We flew from Livingston back to Johannesburg for a night. Stayed once again at the D'Oreale Grande Hotel, had another great meal and picked up the extra bag containing snorkeling gear and beach attire that we had stored at the hotel. We also checked in with South African airlines about Dale's $75/day refund for the tardy arrival of his luggage. We were pleasantly surprised to be helped by a very friendly and efficient woman who added up Dale's receipts and handed over the full amount owed in cash! Try getting that kind of response from Air Canada!
The following day we flew from Johannesburg to Vilanculos on the coast of Mozambique. We were met by staff from Marlin Lodge and driven through the town to the beach. We had been a bit worried about this last part of our trip because this area of Mozambique was hit by a devastating cyclone in Feb 2007. Monique had assured us that the lodge we were going to had been rebuilt from scratch, had just reopened and was a beautiful spot to relax and do some snorkeling or diving. We could see the signs of the cyclone as we drove through the town. The people were slowly rebuilding but there were many temporary buildings and lots of topless palm trees. We waded out to a motor boat and the lodge staff loaded up our bags before setting out for a 30 minute ride to Benguerra Island.
This island is located in the Bazaruto Archipelago, a marine park in the Indian Ocean. We passed small islands and lots of fishermen in their traditional "dhow" boats before pulling up to the island. We could tell right away that this was going to be a special place. There were 14 individual "cabins" spread along the beach, each with a ramp leading from the private deck to the beach. We were met by the manager Kelly and led to the dining room/bar area of the lodge for a short briefing before being shown to our rooms. Wow! They were beautiful, large rooms with sitting area, huge bathroom, indoor and outdoor showers, private deck and as we learned later, were perfectly situated to watch the sun set and the moon rise. The rooms and the common areas were decorated with interesting art and local crafts and the staff at the lodge were very friendly and efficient. Our stay included all meals and we soon discovered that the lodge had hired an excellent chef named Patrick. This was definitely the best food we had on our trip, freshly caught fish offered for lunch and dinner everyday (plus another option for non-fish eaters).

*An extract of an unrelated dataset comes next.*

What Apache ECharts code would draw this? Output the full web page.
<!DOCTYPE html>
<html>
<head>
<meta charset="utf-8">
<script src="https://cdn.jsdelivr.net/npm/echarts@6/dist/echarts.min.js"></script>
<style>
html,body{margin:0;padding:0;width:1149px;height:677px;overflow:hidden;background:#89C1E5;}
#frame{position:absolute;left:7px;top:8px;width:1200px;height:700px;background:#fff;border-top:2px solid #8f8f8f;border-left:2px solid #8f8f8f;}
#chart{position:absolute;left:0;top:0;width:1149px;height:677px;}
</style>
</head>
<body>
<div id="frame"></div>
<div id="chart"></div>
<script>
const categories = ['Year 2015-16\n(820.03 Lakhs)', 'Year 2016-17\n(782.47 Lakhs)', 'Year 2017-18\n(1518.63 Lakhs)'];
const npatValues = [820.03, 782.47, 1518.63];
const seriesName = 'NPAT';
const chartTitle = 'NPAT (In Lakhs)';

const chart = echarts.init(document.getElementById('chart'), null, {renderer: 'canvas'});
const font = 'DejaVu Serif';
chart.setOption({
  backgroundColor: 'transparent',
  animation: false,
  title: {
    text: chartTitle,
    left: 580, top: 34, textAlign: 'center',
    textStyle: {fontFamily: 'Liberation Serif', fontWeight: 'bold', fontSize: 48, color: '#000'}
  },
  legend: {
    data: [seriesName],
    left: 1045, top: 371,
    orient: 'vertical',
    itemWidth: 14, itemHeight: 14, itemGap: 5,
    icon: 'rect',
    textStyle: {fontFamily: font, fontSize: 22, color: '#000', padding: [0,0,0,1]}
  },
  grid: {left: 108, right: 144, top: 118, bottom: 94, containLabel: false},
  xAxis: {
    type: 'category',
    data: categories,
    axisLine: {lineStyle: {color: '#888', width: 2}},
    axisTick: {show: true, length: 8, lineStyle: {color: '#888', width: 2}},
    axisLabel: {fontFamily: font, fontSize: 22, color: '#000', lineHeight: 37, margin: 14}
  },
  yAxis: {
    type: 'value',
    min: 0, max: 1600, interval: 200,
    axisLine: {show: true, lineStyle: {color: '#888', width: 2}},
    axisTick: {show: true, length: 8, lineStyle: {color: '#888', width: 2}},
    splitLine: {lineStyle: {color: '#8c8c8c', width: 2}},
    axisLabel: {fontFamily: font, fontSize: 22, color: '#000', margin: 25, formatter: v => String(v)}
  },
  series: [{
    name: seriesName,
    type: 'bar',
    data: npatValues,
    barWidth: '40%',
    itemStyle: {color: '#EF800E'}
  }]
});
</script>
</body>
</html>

We spent the next 4 days relaxing, reading, running on the beach and even got in a couple of snorkeling trips and one dive. The weather was pleasant, not really hot but a nice change from the winter weather in Botswana. Unfortunately it was quite windy which made the visibility for diving not so good. We did try one dive and saw a few fish and a turtle but it was pretty murky. Dale had a lot of problems with his ears on the way down and even more problems on the way up. By the time we got back in the boat one of his ears was bleeding and we found out after getting home that the ear drum had ruptured. Luckily it wasn't a serious rupture and it didn't affect the rest of the trip. While the diving hadn't been so good, the snorkeling was amazing. There was a shallow, enclosed area of the reef called "The Aquarium" that was protected from the wind and the coral and fish were incredible! We'd brought along an underwater housing for our point and shoot camera and were able to get some good photos and videos.

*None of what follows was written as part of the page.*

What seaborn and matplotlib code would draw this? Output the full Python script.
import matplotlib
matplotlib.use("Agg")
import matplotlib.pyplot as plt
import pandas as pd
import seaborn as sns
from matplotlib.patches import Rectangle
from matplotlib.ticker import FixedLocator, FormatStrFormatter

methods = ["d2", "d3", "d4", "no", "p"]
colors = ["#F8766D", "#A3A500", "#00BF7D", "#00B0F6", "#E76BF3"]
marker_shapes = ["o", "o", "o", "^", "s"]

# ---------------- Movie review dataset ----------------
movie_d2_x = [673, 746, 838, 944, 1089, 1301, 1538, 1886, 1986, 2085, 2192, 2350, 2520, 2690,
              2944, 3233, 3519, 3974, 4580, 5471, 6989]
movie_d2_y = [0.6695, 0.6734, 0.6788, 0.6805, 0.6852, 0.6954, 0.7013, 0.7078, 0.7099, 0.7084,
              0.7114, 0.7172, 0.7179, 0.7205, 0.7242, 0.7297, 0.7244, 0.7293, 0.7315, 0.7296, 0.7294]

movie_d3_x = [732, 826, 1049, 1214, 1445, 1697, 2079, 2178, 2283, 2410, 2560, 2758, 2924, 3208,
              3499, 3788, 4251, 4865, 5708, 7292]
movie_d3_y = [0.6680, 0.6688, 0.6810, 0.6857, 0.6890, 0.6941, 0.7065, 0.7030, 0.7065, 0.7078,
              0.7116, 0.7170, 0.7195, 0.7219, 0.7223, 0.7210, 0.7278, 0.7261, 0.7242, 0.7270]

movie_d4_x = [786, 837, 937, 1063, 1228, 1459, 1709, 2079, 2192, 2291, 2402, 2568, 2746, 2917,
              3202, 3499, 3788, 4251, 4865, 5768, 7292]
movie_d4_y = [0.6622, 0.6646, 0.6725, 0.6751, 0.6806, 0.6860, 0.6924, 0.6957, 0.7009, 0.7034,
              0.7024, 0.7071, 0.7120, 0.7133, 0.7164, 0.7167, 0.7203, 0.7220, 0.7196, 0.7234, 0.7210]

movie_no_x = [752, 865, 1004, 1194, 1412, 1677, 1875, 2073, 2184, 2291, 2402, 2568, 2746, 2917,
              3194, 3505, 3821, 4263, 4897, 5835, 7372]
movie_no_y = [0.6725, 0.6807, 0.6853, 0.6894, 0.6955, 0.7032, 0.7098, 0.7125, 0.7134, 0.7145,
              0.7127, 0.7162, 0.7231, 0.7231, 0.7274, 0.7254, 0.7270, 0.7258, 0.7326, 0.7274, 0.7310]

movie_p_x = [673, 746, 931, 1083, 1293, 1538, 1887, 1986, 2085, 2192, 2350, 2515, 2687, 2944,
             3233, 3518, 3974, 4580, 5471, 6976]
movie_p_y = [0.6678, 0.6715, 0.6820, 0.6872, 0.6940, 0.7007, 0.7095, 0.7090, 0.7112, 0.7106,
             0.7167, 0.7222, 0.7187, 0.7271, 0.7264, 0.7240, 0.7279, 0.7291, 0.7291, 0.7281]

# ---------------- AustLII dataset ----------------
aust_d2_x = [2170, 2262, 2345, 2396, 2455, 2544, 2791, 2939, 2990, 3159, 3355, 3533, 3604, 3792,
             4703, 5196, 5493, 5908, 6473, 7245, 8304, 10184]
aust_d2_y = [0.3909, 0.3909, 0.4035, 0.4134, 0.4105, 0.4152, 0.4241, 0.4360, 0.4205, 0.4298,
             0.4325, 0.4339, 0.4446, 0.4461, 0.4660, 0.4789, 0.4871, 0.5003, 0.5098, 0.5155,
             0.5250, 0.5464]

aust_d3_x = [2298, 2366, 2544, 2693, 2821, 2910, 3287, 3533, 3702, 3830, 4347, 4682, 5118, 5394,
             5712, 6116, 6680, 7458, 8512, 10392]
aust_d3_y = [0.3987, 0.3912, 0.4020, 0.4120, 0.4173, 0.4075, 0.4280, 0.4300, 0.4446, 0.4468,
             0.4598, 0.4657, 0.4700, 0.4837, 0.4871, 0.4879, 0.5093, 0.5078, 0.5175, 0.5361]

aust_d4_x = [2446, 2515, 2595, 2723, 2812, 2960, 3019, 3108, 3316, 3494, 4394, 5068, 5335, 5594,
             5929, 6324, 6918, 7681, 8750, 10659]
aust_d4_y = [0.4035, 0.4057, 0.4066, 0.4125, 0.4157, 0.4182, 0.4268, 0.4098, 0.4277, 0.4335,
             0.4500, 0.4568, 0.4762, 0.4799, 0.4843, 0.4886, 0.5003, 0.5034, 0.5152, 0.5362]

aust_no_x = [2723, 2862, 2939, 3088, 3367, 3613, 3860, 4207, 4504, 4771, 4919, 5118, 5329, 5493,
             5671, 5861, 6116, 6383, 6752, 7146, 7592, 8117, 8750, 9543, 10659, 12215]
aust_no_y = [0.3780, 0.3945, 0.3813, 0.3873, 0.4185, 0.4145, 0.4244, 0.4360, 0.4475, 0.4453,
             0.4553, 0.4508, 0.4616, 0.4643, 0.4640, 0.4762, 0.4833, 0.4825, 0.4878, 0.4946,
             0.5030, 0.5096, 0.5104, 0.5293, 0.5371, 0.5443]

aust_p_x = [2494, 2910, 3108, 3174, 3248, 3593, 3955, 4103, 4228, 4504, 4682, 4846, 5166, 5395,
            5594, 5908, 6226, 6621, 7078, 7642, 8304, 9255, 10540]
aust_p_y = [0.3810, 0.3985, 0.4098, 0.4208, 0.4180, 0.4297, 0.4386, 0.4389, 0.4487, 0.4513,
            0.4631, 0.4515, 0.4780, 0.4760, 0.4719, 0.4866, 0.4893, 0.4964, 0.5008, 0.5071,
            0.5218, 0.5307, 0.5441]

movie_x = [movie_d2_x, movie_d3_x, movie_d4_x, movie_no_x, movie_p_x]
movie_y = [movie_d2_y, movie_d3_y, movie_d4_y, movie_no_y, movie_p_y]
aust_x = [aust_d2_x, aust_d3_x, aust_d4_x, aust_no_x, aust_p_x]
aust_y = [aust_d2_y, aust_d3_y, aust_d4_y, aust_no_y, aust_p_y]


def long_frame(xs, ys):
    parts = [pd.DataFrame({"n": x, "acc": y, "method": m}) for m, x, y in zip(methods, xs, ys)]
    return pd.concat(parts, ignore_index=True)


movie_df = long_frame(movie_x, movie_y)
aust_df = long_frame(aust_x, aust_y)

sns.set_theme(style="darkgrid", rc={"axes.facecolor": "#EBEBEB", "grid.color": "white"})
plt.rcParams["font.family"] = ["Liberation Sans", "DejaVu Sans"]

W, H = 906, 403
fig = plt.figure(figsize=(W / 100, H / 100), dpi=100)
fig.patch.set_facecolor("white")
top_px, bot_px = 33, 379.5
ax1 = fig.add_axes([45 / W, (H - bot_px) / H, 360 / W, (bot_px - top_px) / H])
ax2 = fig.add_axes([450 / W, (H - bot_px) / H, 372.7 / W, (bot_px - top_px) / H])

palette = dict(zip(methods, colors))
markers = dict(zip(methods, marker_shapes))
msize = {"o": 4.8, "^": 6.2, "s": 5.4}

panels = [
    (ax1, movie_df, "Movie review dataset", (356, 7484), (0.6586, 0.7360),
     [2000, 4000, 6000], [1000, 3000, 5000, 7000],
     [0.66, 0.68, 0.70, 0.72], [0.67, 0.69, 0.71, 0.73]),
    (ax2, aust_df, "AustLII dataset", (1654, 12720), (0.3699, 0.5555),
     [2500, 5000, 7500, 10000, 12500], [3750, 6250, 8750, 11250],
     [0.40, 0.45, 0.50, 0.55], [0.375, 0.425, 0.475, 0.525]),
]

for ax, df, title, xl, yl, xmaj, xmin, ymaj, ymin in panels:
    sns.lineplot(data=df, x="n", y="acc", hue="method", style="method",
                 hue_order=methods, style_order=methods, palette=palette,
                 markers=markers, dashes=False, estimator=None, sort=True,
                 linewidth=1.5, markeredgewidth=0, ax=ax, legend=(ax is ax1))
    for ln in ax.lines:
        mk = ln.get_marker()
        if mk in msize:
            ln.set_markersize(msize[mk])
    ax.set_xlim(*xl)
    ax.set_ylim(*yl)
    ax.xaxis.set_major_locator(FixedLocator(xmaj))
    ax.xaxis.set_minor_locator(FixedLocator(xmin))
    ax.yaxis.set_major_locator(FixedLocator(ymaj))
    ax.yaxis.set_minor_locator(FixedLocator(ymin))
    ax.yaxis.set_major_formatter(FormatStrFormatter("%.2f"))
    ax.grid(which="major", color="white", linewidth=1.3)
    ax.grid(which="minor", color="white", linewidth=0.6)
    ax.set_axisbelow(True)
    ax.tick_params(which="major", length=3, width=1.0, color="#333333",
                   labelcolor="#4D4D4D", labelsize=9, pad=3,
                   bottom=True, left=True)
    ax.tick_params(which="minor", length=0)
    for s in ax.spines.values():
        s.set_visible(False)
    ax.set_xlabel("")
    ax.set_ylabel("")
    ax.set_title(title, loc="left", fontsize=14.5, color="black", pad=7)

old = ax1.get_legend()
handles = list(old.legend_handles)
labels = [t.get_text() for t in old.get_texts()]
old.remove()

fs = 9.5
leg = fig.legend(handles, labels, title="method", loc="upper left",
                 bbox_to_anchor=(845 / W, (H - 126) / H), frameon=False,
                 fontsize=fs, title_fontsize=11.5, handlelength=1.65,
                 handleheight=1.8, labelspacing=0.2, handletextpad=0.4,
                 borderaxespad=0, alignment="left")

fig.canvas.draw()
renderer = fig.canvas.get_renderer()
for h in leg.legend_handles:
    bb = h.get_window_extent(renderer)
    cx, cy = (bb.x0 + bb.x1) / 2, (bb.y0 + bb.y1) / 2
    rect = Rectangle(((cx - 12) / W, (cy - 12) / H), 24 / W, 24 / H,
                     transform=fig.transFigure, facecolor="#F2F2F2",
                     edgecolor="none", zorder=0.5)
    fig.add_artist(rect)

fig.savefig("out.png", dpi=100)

Benguerra Island is 11km long and 5km wide and there are 2 other lodges on the island in addition to a village. The local people who live in the village are traditionally fishermen but many of them are now employed by the lodges. They are apparently very happy with this arrangement because they earn much more money working at a lodge than they would selling fish. One of the lodge staff took us on a tour of the village and we were able to meet some of the local people and learn about their way of life. The village was flattened by the cyclone in 2007 and is still being rebuilt. The people live in thatch roof houses with no electricity or running water (there is a central well). We gave pens, pads of paper, postcards and balloons to the children we met and were rewarded with big smiles. We asked permission to take photos of people and all of them were happy to pose for us. They were also very excited to see the photos of themselves on the camera LCD screen and we promised to mail prints to them.
Our stay at Marlin Lodge was the perfect way to end our perfect trip to Africa! The only downside to the entire trip was the 45 hours of boats, planes, airports and cars it took to get home.....
Thanks to Monique and to the staff and guides at all of the lodges we stayed at, we had a trip of a lifetime! And yes, it was worth every penny.